● **PROBLEM DETAILS**:
Answer with one number: how many lines hold the string "code".

begin DATA TO USE

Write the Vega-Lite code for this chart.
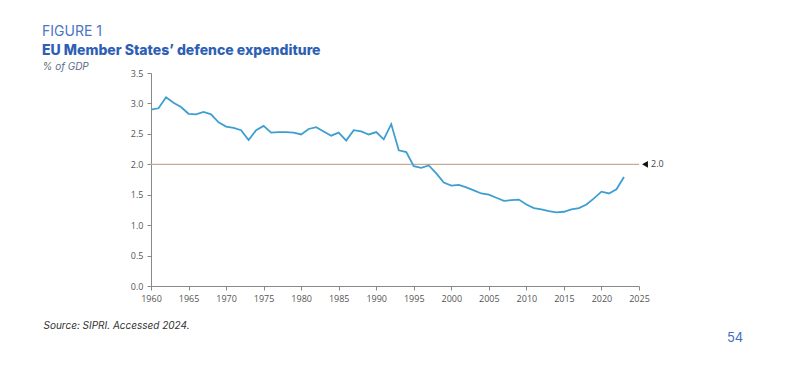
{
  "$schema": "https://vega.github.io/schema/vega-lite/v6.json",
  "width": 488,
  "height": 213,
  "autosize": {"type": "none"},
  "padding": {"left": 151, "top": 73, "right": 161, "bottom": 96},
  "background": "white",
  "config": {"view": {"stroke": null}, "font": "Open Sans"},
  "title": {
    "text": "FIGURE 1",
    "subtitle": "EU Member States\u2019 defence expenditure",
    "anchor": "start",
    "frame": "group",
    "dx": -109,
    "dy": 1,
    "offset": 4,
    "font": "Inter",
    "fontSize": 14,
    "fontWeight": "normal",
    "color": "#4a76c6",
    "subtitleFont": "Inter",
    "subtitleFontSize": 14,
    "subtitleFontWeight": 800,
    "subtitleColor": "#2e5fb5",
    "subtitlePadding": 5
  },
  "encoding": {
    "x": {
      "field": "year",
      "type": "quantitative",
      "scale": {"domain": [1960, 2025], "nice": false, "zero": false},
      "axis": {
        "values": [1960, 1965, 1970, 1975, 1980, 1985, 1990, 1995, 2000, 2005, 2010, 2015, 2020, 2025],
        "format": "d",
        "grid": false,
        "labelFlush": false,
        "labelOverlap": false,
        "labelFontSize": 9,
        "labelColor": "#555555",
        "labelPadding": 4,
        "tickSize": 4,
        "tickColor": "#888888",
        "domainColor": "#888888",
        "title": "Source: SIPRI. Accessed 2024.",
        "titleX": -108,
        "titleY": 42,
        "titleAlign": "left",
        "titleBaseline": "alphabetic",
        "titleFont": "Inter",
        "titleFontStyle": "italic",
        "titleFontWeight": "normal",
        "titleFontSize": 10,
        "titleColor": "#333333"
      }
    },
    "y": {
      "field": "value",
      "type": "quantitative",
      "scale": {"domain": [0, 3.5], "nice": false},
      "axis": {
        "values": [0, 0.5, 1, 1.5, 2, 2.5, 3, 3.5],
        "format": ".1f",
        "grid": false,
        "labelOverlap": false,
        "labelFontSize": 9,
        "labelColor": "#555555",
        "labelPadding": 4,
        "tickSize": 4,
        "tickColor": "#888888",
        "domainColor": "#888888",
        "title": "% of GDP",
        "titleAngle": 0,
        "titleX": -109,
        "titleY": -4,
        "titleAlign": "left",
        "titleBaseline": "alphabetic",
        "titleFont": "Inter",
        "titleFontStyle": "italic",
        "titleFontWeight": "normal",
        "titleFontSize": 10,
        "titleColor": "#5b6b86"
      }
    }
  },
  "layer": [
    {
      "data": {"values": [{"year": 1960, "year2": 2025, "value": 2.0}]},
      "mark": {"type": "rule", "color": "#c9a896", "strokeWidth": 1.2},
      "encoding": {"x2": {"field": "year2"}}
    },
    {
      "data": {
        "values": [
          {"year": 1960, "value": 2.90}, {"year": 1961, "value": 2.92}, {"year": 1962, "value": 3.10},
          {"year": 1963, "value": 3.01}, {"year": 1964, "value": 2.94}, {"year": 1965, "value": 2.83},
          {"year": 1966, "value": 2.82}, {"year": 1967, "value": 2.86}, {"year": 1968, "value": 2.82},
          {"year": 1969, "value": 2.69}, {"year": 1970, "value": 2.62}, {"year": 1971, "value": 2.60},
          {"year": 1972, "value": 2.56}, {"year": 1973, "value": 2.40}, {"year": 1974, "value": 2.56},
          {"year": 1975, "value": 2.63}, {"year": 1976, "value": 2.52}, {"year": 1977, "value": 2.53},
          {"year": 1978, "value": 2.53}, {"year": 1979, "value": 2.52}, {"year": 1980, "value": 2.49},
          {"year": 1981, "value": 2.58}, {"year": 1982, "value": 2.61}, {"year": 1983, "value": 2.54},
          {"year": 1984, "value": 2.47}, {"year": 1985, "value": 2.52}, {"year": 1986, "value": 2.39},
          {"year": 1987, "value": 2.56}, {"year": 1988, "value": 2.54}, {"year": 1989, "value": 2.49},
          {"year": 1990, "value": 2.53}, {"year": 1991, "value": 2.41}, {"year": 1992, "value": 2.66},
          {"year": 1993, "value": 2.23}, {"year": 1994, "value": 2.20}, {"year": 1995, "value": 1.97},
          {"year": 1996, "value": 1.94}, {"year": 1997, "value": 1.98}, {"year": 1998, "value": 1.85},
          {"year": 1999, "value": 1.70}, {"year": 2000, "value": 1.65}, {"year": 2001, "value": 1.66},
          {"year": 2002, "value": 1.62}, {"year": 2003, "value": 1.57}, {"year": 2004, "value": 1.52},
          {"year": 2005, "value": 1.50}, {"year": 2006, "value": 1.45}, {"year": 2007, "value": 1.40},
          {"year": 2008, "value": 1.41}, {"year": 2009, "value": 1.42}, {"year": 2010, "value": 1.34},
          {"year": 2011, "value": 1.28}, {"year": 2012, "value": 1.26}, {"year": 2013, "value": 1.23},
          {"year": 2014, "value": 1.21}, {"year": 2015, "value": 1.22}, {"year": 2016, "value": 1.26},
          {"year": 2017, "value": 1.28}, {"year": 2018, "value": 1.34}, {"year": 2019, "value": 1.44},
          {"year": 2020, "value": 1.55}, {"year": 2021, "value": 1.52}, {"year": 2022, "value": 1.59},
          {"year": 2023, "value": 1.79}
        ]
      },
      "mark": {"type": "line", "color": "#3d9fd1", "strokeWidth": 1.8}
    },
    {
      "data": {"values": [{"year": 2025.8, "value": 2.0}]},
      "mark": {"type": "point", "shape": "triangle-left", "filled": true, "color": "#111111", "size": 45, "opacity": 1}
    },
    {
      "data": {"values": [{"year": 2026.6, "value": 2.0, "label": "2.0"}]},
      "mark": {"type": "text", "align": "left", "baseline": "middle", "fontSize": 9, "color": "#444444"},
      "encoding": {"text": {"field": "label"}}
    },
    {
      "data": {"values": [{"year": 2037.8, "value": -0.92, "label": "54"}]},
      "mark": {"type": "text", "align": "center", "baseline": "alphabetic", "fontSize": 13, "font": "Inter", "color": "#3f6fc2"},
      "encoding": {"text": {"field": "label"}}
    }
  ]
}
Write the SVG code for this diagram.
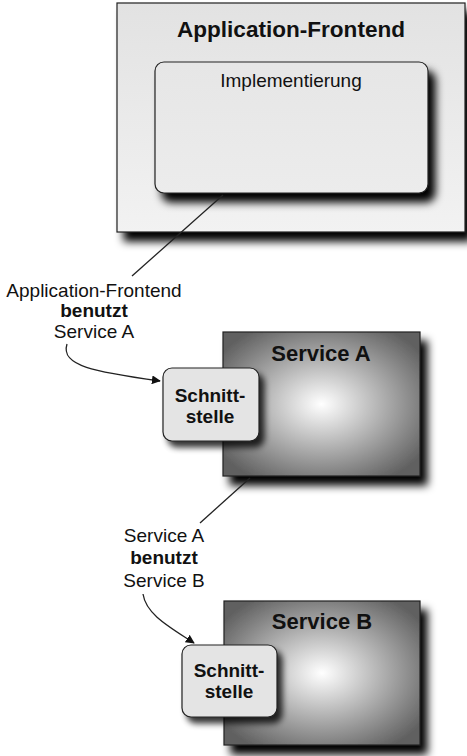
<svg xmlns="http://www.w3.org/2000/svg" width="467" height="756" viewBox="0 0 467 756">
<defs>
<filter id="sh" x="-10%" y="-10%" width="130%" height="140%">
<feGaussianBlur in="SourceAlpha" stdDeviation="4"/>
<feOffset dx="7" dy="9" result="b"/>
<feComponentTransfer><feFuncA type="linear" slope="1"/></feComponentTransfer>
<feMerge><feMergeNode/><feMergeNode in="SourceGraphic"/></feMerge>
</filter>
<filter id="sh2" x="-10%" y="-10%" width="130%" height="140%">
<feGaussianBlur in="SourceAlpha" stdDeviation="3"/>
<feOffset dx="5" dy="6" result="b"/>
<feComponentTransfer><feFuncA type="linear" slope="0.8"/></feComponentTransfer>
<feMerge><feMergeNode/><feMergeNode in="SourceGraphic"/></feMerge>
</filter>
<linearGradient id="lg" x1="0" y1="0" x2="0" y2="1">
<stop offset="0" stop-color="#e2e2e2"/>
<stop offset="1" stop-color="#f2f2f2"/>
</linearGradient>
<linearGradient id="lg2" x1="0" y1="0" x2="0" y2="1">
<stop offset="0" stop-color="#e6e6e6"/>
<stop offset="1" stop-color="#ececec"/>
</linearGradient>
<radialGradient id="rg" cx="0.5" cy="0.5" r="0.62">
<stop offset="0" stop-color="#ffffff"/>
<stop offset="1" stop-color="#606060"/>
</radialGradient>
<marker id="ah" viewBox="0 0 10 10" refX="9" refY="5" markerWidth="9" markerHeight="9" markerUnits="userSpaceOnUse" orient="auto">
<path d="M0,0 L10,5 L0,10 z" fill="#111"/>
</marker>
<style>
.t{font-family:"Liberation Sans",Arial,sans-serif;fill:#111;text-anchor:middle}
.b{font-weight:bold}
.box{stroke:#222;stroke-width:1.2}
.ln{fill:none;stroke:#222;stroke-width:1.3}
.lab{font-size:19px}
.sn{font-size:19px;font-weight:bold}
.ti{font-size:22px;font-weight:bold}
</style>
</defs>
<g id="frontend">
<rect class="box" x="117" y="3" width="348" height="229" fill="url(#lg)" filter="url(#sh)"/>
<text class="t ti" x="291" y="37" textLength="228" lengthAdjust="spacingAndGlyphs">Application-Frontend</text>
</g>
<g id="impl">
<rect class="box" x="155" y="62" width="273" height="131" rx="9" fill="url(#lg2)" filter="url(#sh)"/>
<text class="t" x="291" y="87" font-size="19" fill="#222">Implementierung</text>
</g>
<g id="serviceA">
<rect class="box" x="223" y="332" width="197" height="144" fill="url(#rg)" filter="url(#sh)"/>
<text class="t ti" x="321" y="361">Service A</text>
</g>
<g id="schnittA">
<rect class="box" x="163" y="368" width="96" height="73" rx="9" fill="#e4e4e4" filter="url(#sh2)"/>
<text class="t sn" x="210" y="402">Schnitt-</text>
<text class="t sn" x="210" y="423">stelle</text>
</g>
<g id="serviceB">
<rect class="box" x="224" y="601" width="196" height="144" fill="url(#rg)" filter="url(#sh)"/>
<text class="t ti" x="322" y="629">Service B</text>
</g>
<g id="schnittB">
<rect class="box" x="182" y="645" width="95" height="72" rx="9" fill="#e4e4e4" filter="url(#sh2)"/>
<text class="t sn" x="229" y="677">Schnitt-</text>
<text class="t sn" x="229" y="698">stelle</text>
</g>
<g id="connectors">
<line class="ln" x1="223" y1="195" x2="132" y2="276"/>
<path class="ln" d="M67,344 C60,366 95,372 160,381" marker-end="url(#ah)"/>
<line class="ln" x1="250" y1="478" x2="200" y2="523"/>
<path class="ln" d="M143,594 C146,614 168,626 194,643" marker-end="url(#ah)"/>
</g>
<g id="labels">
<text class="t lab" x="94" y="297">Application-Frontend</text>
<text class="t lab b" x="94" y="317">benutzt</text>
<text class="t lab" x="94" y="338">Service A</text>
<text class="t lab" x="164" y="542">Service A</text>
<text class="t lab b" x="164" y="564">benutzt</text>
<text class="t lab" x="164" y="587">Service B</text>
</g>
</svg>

end DATA TO USE

● **TASK RESPONSE**:
2